Replacing throug hulls / seacocks

I’ve just purchase Groco stuff for my thru hull replacements . Expensive yes but seems like very good quality stuff. Expect it to last a really long time.
Have previously used tru design on a yacht I’ve since sold, really good but definitely need the load bearing collars and substantially much bigger than a bronze seacock. Roughly 3 times bigger.
If you have the space great - go for them.
 
I’ve just purchase Groco stuff for my thru hull replacements . Expensive yes but seems like very good quality stuff. Expect it to last a really long time.
Have previously used tru design on a yacht I’ve since sold, really good but definitely need the load bearing collars and substantially much bigger than a bronze seacock. Roughly 3 times bigger.
If you have the space great - go for them.
I have not checked all of Groco's products but their in-line IBV valves have chromium plated brass balls. DZR valves are all made of the same alloy.
 
I presume plastic truedesign is not appropriate for engine intake in the engine bay?
Fine unless a coded boat. They’re rated to something like 500C while the hoses go soft in boiling water.
I thought likely to be easier to fit solo than the straight through style though hull
ask for help on the forum, you’d be surprised how many will be willing to turn up and have a cup of tea then help for the day.
 
Trudesign fan here, I've renewed all (including engine intake) skin fittings and seacocks with them.
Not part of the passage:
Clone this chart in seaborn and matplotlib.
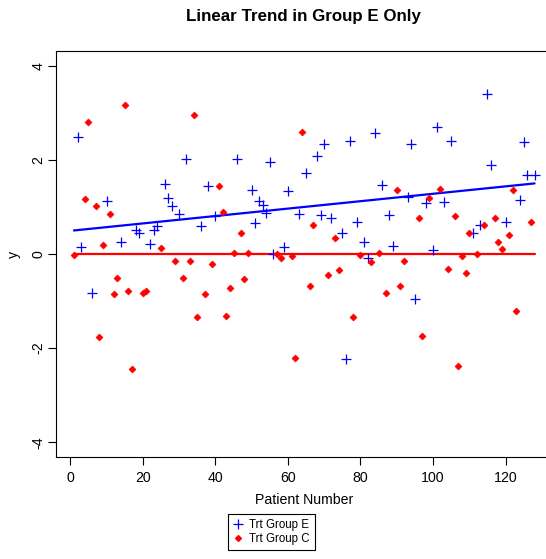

I've also used the additional collars for reassurance. Easy enough to fit, but yes, they are bulky! I epoxied my skin fittings to the hull.
 
Looking at ASAP, they also offer stainless steel throughhulls and seacocks. How desirable are they?
No real benefit over DZR and possibility of crevice corrosion in the threads of through hulls and spigots. if not well sealed against seawater.
 
I’ve just purchase Groco stuff for my thru hull replacements . Expensive yes but seems like very good quality stuff. Expect it to last a really long time.
Have previously used tru design on a yacht I’ve since sold, really good but definitely need the load bearing collars and substantially much bigger than a bronze seacock. Roughly 3 times bigger.
If you have the space great - go for them.
Changed all original brass Jeanneau underwater seacocks and through hulls for bronze Groco in 2013/14. One subsequently failed, connection to ball broke. Replaced with another Groco. Another (largest) since changed for Trudesign as Groco one became ludicrously stiff to operate. So far I like Trudesign, but physically so much bigger than bronze ones so needed to reroute pipe with a 90 degree adaptor.
 
Changed all original brass Jeanneau underwater seacocks and through hulls
I don't believe Jeanneau ever used brass through hulls, even when they used brass seacocks. I believe there was a lot of confusion caused by various magazines over the issue by referring to both parts as if they were a single unit.
 
For bronze thru hulls consider also Maestrini and Guidi. If you like Trudesign you can fit their valves to bronze thru hulls. A bronze thru hull is an awful lot stronger and tougher than a plastic one and that’s what I fitted in my mini-refit. I also went for DZR valves and bronze hosetails. I have a few Trudesign too and Forespar. They are easier to turn and lighter in weight. I don’t trust them as much as the metal, especially the bronze products. Trudesign do collars for their thru hulls to boost strength.
 
I'm getting the boatyard to replace some seacocks as I have enough to do on my new to me boat. They have all seized due to lack of use and one I removed I noticed that the plating was coming of the ball part.

The yard are using DZR. I did consider specifying tru-design but I suspect that the size would have been an issue. If more seacocks become an issue in the future I will be looking at tru-design as on my last boat they just worked so easily.
 
We are replacing all our metal through hulls with Trudesign, except for the engine intake which is Forespar (existing purchase).
Having 'messed around' in this industry for over 30 years, including 15 as an engineer, I think being concerned about strength for a leisure boat application is unecessary. I have seen through hulls fail, but those have been severely corroded. I have never seen one in good condition fail on a leisure boat. I'm not saying it hasn't, couldn't or won't happen - i'm simply saying that the probability is so low it should be at the bottom of the list of concerns. Any material will be strong enough for our intended use, provided it is looked after and therefore just go with budget or preference - mine is composite :cool:
 
I’ve not started this through hull replacement project yet, but thought before I started I’d do a test to see how brittle the seacocks are.

This morning I’ve give a sample a decently sharp hit with a hammer and none broke off / shattered or so much as moved. Are there any other non destructive tests I can / should do before leaving as they are for another year?